[start MATERIAL PROVIDED]

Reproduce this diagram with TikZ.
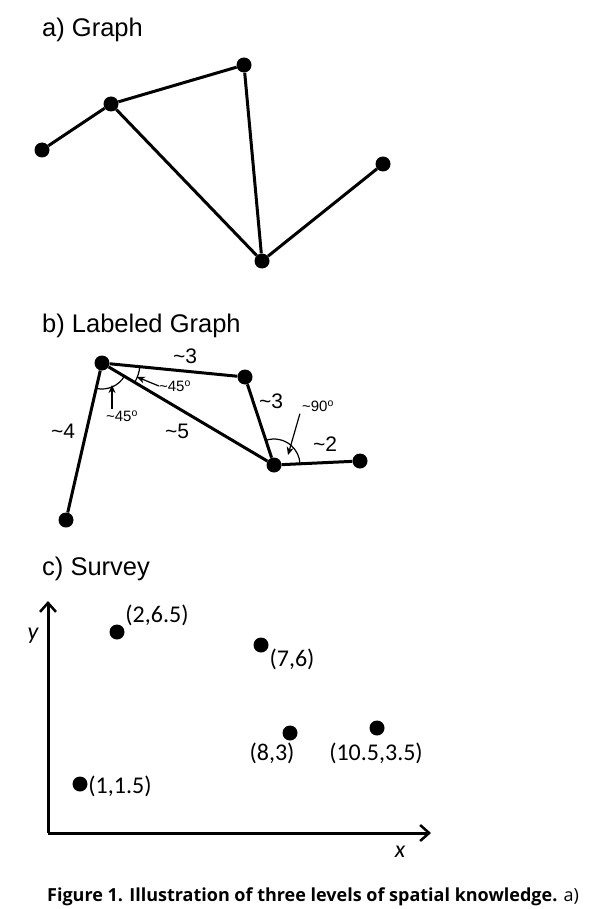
\documentclass[tikz,border=0pt]{standalone}
\usepackage{fontspec}
\setmainfont{Liberation Sans}
\newfontfamily\carl{Carlito}
\newfontfamily\capfont{Open Sans}
\usetikzlibrary{arrows.meta}
\begin{document}
\begin{tikzpicture}[x=1pt,y=-1pt,
  dot/.style={circle,fill=black,inner sep=0pt,minimum size=15pt},
  edge/.style={line width=3pt},
  ttl/.style={font=\fontsize{25.5}{25.5}\selectfont,anchor=west,inner sep=0pt},
  elab/.style={font=\fontsize{21}{21}\selectfont,inner sep=0pt},
  alab/.style={font=\fontsize{15}{15}\selectfont,inner sep=0pt},
  slab/.style={font=\carl\fontsize{24}{24}\selectfont,inner sep=0pt},
  thin arrow/.style={line width=1.2pt,-{Stealth[open,length=8pt,width=7pt]}},
  axis/.style={line width=3pt,-{Straight Barb[length=9pt,width=16pt,line width=2.5pt]}}]
\useasboundingbox (0,0) rectangle (599,909);
% a) Graph
\node[ttl] (ta) at (42,30) {a) Graph};
\node[dot] (a1) at (42,150) {};
\node[dot] (a2) at (111,104) {};
\node[dot] (a3) at (244,65) {};
\node[dot] (a4) at (262,261) {};
\node[dot] (a5) at (383,164) {};
\draw[edge] (a1) -- (a2);
\draw[edge] (a2) -- (a3);
\draw[edge] (a2) -- (a4);
\draw[edge] (a3) -- (a4);
\draw[edge] (a4) -- (a5);
% b) Labeled Graph
\node[ttl] (tb) at (42,326) {b) Labeled Graph};
\node[dot] (bA) at (102,363) {};
\node[dot] (bB) at (245,377) {};
\node[dot] (bC) at (274,465) {};
\node[dot] (bD) at (360,461) {};
\node[dot] (bE) at (66,520) {};
\draw[edge] (bA) -- (bB);
\draw[edge] (bA) -- (bE);
\draw[edge] (bA) -- (bC);
\draw[edge] (bB) -- (bC);
\draw[edge] (bC) -- (bD);
\draw[line width=1.2pt] (bA.center) ++(5.3:38) arc[start angle=5.3,end angle=30.6,radius=38];
\draw[line width=1.2pt] (bA.center) ++(30.6:26) arc[start angle=30.6,end angle=103,radius=26];
\draw[line width=1.2pt] (bC.center) ++(-108:26) arc[start angle=-108,end angle=-2.7,radius=26];
\node[elab] (l3a) at (185,356) {\textasciitilde3};
\node[elab] (l3b) at (271,401) {\textasciitilde3};
\node[elab] (l2) at (325,444) {\textasciitilde2};
\node[elab] (l4) at (63,431) {\textasciitilde4};
\node[elab] (l5) at (177,431) {\textasciitilde5};
\node[alab] (g45a) at (175,386) {\textasciitilde45\textsuperscript{o}};
\node[alab] (g45b) at (122,416) {\textasciitilde45\textsuperscript{o}};
\node[alab] (g90) at (318,406) {\textasciitilde90\textsuperscript{o}};
\coordinate (p45a) at (137,377);
\coordinate (p45b) at (112,385);
\coordinate (p90) at (288,455);
\draw[thin arrow] (g45a.west) -- (p45a);
\draw[thin arrow] (g45b.north -| p45b) ++(0,-1) -- (p45b);
\draw[thin arrow] (g90.south west) ++(-2,2) -- (p90);
% c) Survey
\node[ttl] (tc) at (42,569) {c) Survey};
\coordinate (o) at (48,833);
\coordinate (ytop) at (48,601);
\coordinate (xend) at (431,833);
\draw[axis] (o) -- (ytop);
\draw[axis] (o) -- (xend);
\node[slab,font=\carl\itshape\fontsize{24}{24}\selectfont] (ylab) at (33,636) {y};
\node[slab,font=\carl\itshape\fontsize{24}{24}\selectfont] (xlab) at (400,852) {x};
\node[dot] (c1) at (117,632) {};
\node[dot] (c2) at (261,645) {};
\node[dot] (c3) at (290,733) {};
\node[dot] (c4) at (377,728) {};
\node[dot] (c5) at (80,784) {};
\node[slab] (t1) at (157,615) {(2,6.5)};
\node[slab] (t2) at (292,659) {(7,6)};
\node[slab] (t3) at (272,753) {(8,3)};
\node[slab] (t4) at (376,753) {(10.5,3.5)};
\node[slab] (t5) at (120,786) {(1,1.5)};
% caption
\node[anchor=west,inner sep=0pt,font=\capfont\fontsize{18}{18}\selectfont] (cap) at (47,897)
  {\textbf{Figure 1. Illustration of three levels of spatial knowledge.} a)};
\end{tikzpicture}
\end{document}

[end MATERIAL PROVIDED]

*DO THIS*
Please set down each line of the data above exactly as written, without the pictures.

*ANSWER TO THIS TASK*
Reproduce this diagram with TikZ.
\documentclass[tikz,border=0pt]{standalone}
\usepackage{fontspec}
\setmainfont{Liberation Sans}
\newfontfamily\carl{Carlito}
\newfontfamily\capfont{Open Sans}
\usetikzlibrary{arrows.meta}
\begin{document}
\begin{tikzpicture}[x=1pt,y=-1pt,
  dot/.style={circle,fill=black,inner sep=0pt,minimum size=15pt},
  edge/.style={line width=3pt},
  ttl/.style={font=\fontsize{25.5}{25.5}\selectfont,anchor=west,inner sep=0pt},
  elab/.style={font=\fontsize{21}{21}\selectfont,inner sep=0pt},
  alab/.style={font=\fontsize{15}{15}\selectfont,inner sep=0pt},
  slab/.style={font=\carl\fontsize{24}{24}\selectfont,inner sep=0pt},
  thin arrow/.style={line width=1.2pt,-{Stealth[open,length=8pt,width=7pt]}},
  axis/.style={line width=3pt,-{Straight Barb[length=9pt,width=16pt,line width=2.5pt]}}]
\useasboundingbox (0,0) rectangle (599,909);
% a) Graph
\node[ttl] (ta) at (42,30) {a) Graph};
\node[dot] (a1) at (42,150) {};
\node[dot] (a2) at (111,104) {};
\node[dot] (a3) at (244,65) {};
\node[dot] (a4) at (262,261) {};
\node[dot] (a5) at (383,164) {};
\draw[edge] (a1) -- (a2);
\draw[edge] (a2) -- (a3);
\draw[edge] (a2) -- (a4);
\draw[edge] (a3) -- (a4);
\draw[edge] (a4) -- (a5);
% b) Labeled Graph
\node[ttl] (tb) at (42,326) {b) Labeled Graph};
\node[dot] (bA) at (102,363) {};
\node[dot] (bB) at (245,377) {};
\node[dot] (bC) at (274,465) {};
\node[dot] (bD) at (360,461) {};
\node[dot] (bE) at (66,520) {};
\draw[edge] (bA) -- (bB);
\draw[edge] (bA) -- (bE);
\draw[edge] (bA) -- (bC);
\draw[edge] (bB) -- (bC);
\draw[edge] (bC) -- (bD);
\draw[line width=1.2pt] (bA.center) ++(5.3:38) arc[start angle=5.3,end angle=30.6,radius=38];
\draw[line width=1.2pt] (bA.center) ++(30.6:26) arc[start angle=30.6,end angle=103,radius=26];
\draw[line width=1.2pt] (bC.center) ++(-108:26) arc[start angle=-108,end angle=-2.7,radius=26];
\node[elab] (l3a) at (185,356) {\textasciitilde3};
\node[elab] (l3b) at (271,401) {\textasciitilde3};
\node[elab] (l2) at (325,444) {\textasciitilde2};
\node[elab] (l4) at (63,431) {\textasciitilde4};
\node[elab] (l5) at (177,431) {\textasciitilde5};
\node[alab] (g45a) at (175,386) {\textasciitilde45\textsuperscript{o}};
\node[alab] (g45b) at (122,416) {\textasciitilde45\textsuperscript{o}};
\node[alab] (g90) at (318,406) {\textasciitilde90\textsuperscript{o}};
\coordinate (p45a) at (137,377);
\coordinate (p45b) at (112,385);
\coordinate (p90) at (288,455);
\draw[thin arrow] (g45a.west) -- (p45a);
\draw[thin arrow] (g45b.north -| p45b) ++(0,-1) -- (p45b);
\draw[thin arrow] (g90.south west) ++(-2,2) -- (p90);
% c) Survey
\node[ttl] (tc) at (42,569) {c) Survey};
\coordinate (o) at (48,833);
\coordinate (ytop) at (48,601);
\coordinate (xend) at (431,833);
\draw[axis] (o) -- (ytop);
\draw[axis] (o) -- (xend);
\node[slab,font=\carl\itshape\fontsize{24}{24}\selectfont] (ylab) at (33,636) {y};
\node[slab,font=\carl\itshape\fontsize{24}{24}\selectfont] (xlab) at (400,852) {x};
\node[dot] (c1) at (117,632) {};
\node[dot] (c2) at (261,645) {};
\node[dot] (c3) at (290,733) {};
\node[dot] (c4) at (377,728) {};
\node[dot] (c5) at (80,784) {};
\node[slab] (t1) at (157,615) {(2,6.5)};
\node[slab] (t2) at (292,659) {(7,6)};
\node[slab] (t3) at (272,753) {(8,3)};
\node[slab] (t4) at (376,753) {(10.5,3.5)};
\node[slab] (t5) at (120,786) {(1,1.5)};
% caption
\node[anchor=west,inner sep=0pt,font=\capfont\fontsize{18}{18}\selectfont] (cap) at (47,897)
  {\textbf{Figure 1. Illustration of three levels of spatial knowledge.} a)};
\end{tikzpicture}
\end{document}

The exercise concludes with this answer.